Der „Dicke Pitter" läutet zum zwölften Mal. In den umliegenden Souvenirshops ist die Miniatur des Kölner Doms ein beliebtes Mitbringsel. Doch setzt man nur einen Fuß vor die Ladentür, so sieht man den wohl größten Schatz der Stadt live und in Farbe im Takt des Uhrenschlags schwanken. Köln ist eine Stadt der Gegensätze. Moderne Kunst trifft auf antike Architektur. Einen Kontrast zum rustikalen Wahrzeichen bildet das Museum Ludwig. Das erste Gesicht, in das man beim Eintritt ins Foyer blickt, ist das des 27-jährigen Kunstgeschichtsstudenten. Erec Gellautz sitzt an der Infostelle neben der Museumskasse und beantwortet Besuchern Fragen.
Schon beim Betreten des Museums weht einem ein frischer Wind ins Gesicht. Hell belichtete Wände und eine lebhafte Atmosphäre führen geradeaus zu Erec Gellautz. Er trägt einen blauen Pullover mit Jeans kombiniert und wartet lässig auf wissbegierige Museumsgäste.
Neben Sammlungen von Andy Warhol, Picasso und Haubrich stellt das Museum Ludwig monatlich Künstler vor. Momentan unterstützen sie den jungen Deutschen Andreas Fischer und seine bis Ende März laufende Ausstellung „Your time is my Rolex". Sie gibt humorvoll und kritisch Aktionen von Maschinen wieder, die aus Alltagsgegenständen vom Künstler zusammengebaut wurden. „In der Ausstellung gibt es eine Konstruktion einer Flagge, die verzweifelt versucht eine acht zu wehen, es will aber einfach nicht funktionieren. Das spricht uns an, denn heutzutage vertrauen wir fast blind auf die Technik. Man sollte sich Fragen, ob das gut ist", findet Erec. Fischers erste große Ausstellung begeistert den jungen Kunstgeschichtsstudenten. Das Publikum sei nicht mehr so international wie noch vor ein paar Wochen bei Hockney, jedoch lohne sie sich mindestens genauso.
Das Museum Ludwig bietet außerdem poetische Themen und die allzeit beliebte Pop-Art. Ein Treffpunkt für alt und jung - klassisch und modern. Jugendliche rufen im Vorbeigehen: „Wir müssen als erstes ins Erdgeschoss zur Pop-Art!". Ein älteres Ehepaar hingegen bestaunt Dokumente einer Freundschaftsbeziehung zwischen den Künstlern Man Ray und Fritz Gruber.

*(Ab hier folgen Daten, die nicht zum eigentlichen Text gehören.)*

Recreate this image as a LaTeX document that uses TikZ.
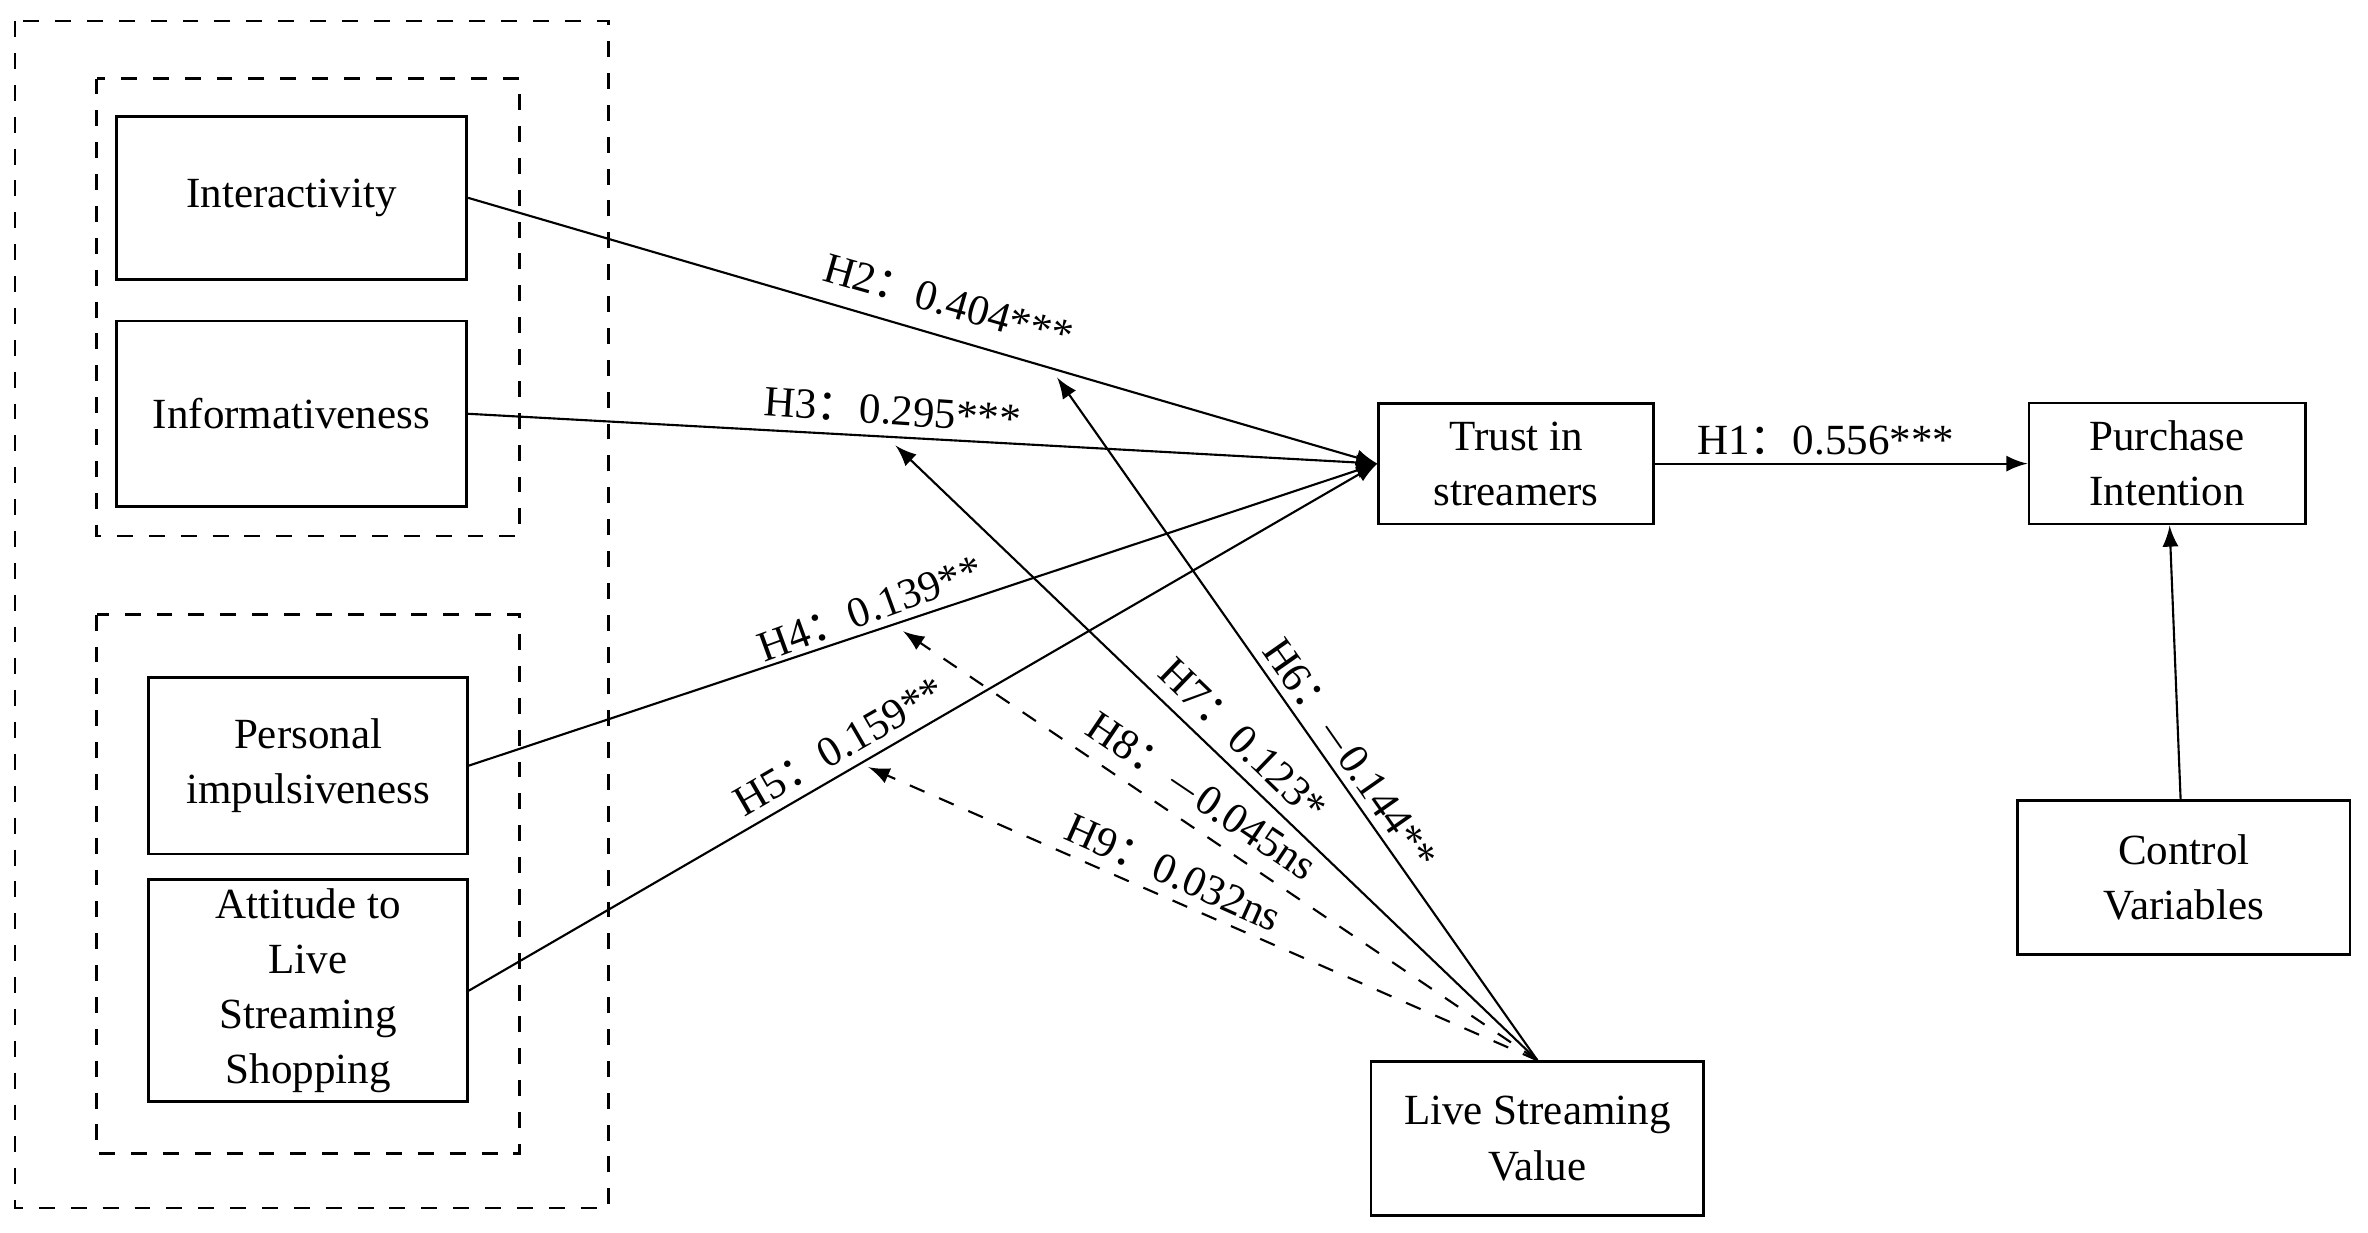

„Der Job macht mir Spaß und ist eine gut Ergänzung zum Studium", sagt Erec zufrieden. „Es ist hier sehr lebendig." Ein leichtes Schmunzeln fährt über seine Lippen, als der Student sich an die Situation erinnert, in der ein Tourist mit seinem Fahrrad in die Lobby des Museums fuhr. Da sie einen Durchgang von der Altstadt zum Dom bildet, ermöglicht es ein leichtes Eindringen durch die automatischen Schiebetüren. Nach ein paar Runden um die Kasse fuhr er schließlich wieder davon.
Erneut läutet die größte freischwingende Glocke der Welt. Die Domuhr zeigt nun den internationalen Gästen die Stunde 14 an.